**Dataset extract:**
+--

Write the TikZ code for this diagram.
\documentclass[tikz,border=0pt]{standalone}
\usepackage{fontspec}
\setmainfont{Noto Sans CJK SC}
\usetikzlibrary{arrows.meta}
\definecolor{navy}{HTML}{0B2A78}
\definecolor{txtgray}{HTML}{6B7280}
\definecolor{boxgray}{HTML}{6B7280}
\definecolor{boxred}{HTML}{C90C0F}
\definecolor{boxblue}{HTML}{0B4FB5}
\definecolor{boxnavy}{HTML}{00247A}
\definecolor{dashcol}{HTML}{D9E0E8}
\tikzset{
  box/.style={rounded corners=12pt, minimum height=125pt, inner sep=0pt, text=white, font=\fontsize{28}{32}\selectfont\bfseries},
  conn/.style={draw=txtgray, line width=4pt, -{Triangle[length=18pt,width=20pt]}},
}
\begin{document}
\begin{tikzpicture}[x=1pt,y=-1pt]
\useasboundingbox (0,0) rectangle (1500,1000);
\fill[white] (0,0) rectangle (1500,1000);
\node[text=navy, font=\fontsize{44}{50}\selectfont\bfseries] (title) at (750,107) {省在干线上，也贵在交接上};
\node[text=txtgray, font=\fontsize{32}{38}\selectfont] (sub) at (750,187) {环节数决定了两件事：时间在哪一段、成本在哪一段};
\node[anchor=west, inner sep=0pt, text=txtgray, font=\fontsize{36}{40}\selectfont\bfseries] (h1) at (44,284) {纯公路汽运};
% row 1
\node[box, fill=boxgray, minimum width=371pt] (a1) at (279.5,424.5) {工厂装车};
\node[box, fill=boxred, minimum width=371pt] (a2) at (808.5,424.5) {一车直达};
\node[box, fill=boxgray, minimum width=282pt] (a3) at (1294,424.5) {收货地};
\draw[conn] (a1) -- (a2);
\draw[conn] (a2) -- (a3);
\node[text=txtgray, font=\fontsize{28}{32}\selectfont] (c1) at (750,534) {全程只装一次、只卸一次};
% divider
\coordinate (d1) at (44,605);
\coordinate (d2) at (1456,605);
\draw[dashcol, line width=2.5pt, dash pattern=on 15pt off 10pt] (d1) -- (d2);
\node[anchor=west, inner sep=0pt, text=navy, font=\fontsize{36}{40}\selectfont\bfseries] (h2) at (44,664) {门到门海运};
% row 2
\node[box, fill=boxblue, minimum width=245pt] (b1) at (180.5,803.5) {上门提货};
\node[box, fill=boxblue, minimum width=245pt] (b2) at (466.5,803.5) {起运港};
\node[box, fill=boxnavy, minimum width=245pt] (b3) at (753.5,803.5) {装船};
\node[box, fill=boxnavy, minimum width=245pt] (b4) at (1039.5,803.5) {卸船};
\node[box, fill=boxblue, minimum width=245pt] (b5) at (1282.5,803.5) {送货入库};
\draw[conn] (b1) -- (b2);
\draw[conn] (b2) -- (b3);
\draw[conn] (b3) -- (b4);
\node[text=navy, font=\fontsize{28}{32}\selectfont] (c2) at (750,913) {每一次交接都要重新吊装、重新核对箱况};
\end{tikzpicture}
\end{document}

+--

**Task directions:**
Set down the listing above in full, please, exactly as it appears.

**The completed task:**
Write the TikZ code for this diagram.
\documentclass[tikz,border=0pt]{standalone}
\usepackage{fontspec}
\setmainfont{Noto Sans CJK SC}
\usetikzlibrary{arrows.meta}
\definecolor{navy}{HTML}{0B2A78}
\definecolor{txtgray}{HTML}{6B7280}
\definecolor{boxgray}{HTML}{6B7280}
\definecolor{boxred}{HTML}{C90C0F}
\definecolor{boxblue}{HTML}{0B4FB5}
\definecolor{boxnavy}{HTML}{00247A}
\definecolor{dashcol}{HTML}{D9E0E8}
\tikzset{
  box/.style={rounded corners=12pt, minimum height=125pt, inner sep=0pt, text=white, font=\fontsize{28}{32}\selectfont\bfseries},
  conn/.style={draw=txtgray, line width=4pt, -{Triangle[length=18pt,width=20pt]}},
}
\begin{document}
\begin{tikzpicture}[x=1pt,y=-1pt]
\useasboundingbox (0,0) rectangle (1500,1000);
\fill[white] (0,0) rectangle (1500,1000);
\node[text=navy, font=\fontsize{44}{50}\selectfont\bfseries] (title) at (750,107) {省在干线上，也贵在交接上};
\node[text=txtgray, font=\fontsize{32}{38}\selectfont] (sub) at (750,187) {环节数决定了两件事：时间在哪一段、成本在哪一段};
\node[anchor=west, inner sep=0pt, text=txtgray, font=\fontsize{36}{40}\selectfont\bfseries] (h1) at (44,284) {纯公路汽运};
% row 1
\node[box, fill=boxgray, minimum width=371pt] (a1) at (279.5,424.5) {工厂装车};
\node[box, fill=boxred, minimum width=371pt] (a2) at (808.5,424.5) {一车直达};
\node[box, fill=boxgray, minimum width=282pt] (a3) at (1294,424.5) {收货地};
\draw[conn] (a1) -- (a2);
\draw[conn] (a2) -- (a3);
\node[text=txtgray, font=\fontsize{28}{32}\selectfont] (c1) at (750,534) {全程只装一次、只卸一次};
% divider
\coordinate (d1) at (44,605);
\coordinate (d2) at (1456,605);
\draw[dashcol, line width=2.5pt, dash pattern=on 15pt off 10pt] (d1) -- (d2);
\node[anchor=west, inner sep=0pt, text=navy, font=\fontsize{36}{40}\selectfont\bfseries] (h2) at (44,664) {门到门海运};
% row 2
\node[box, fill=boxblue, minimum width=245pt] (b1) at (180.5,803.5) {上门提货};
\node[box, fill=boxblue, minimum width=245pt] (b2) at (466.5,803.5) {起运港};
\node[box, fill=boxnavy, minimum width=245pt] (b3) at (753.5,803.5) {装船};
\node[box, fill=boxnavy, minimum width=245pt] (b4) at (1039.5,803.5) {卸船};
\node[box, fill=boxblue, minimum width=245pt] (b5) at (1282.5,803.5) {送货入库};
\draw[conn] (b1) -- (b2);
\draw[conn] (b2) -- (b3);
\draw[conn] (b3) -- (b4);
\node[text=navy, font=\fontsize{28}{32}\selectfont] (c2) at (750,913) {每一次交接都要重新吊装、重新核对箱况};
\end{tikzpicture}
\end{document}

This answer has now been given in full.